Each student will undertake a study of elections in one Massachusetts town between 1787 and 1824 using A New Nation Votes, a database of early United States elections, and the America’s Historical Newspapers database. The paper will be due on Friday, February 17.
Upon completion of the research on elections, students will bring their research together at the county level in order to discuss broader trends in Massachusetts elections. Presentations will be scheduled for Tuesday, March 7.
Each student will write a brief essay that synthesizes the historical debate over slavery and capitalism, which we will discuss in detail with our reading of The Half Has Never Been Told and responses to it. The essay will be due on Tuesday, April 11.
Each student will analyze trends on scholarship in the field through an intensive study of publication patterns in the Journal of the Early Republic. The work will include a topic analysis and synthesis of several journal articles. The paper will be due on Friday, April 28.

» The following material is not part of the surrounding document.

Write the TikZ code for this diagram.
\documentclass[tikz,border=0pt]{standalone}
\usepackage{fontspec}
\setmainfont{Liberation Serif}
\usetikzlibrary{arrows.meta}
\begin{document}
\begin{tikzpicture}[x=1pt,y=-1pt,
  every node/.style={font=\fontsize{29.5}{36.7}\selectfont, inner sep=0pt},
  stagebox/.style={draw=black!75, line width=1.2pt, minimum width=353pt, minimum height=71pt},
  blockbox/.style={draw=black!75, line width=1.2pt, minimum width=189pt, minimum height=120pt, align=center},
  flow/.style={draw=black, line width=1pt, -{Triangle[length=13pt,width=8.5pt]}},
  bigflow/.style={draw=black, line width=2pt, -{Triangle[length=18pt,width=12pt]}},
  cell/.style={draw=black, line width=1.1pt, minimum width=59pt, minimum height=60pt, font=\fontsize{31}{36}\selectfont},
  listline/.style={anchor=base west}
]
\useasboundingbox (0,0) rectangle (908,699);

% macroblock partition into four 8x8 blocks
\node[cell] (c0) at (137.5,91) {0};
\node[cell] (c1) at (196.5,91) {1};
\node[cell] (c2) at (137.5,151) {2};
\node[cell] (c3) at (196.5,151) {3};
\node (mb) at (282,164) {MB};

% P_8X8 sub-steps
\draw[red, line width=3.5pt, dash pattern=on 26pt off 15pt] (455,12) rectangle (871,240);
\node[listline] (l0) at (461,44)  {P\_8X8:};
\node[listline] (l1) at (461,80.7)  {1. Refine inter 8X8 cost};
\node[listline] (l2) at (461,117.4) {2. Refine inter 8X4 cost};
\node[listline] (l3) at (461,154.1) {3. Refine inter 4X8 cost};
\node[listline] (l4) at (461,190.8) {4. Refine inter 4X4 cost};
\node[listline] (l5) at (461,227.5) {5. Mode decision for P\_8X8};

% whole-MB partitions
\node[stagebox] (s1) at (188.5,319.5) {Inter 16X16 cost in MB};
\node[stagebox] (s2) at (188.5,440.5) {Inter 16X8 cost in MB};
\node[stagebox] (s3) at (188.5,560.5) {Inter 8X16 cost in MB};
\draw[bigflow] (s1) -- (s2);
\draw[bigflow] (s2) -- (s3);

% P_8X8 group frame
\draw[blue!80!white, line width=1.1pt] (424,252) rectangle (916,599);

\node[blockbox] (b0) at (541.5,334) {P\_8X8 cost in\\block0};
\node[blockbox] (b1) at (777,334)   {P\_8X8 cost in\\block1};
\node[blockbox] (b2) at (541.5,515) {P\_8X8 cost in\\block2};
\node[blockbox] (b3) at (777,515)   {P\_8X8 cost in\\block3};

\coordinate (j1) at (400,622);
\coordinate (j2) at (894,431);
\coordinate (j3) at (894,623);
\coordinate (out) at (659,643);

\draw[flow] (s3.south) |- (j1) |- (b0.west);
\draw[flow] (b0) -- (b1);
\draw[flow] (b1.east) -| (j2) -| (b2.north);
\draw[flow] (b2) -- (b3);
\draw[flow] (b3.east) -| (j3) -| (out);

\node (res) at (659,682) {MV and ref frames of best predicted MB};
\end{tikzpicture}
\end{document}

The exam for the course will be held on the date assigned by the Registrar (Wednesday, May 10), and will be comprehensive of the semester. Full details about the exam will be distributed approximately two weeks in advance.
Ed Baptist, The Half Has Never Been Told: Slavery and the Making of American Capitalism (New York: Basic Books, 2014).
Laurel Thatcher Ulrich, A Midwife’s Tale: The Life of Martha Ballard, Based on Her Diary, 1785-1812 (New York: Alfred A. Knopf, 1990).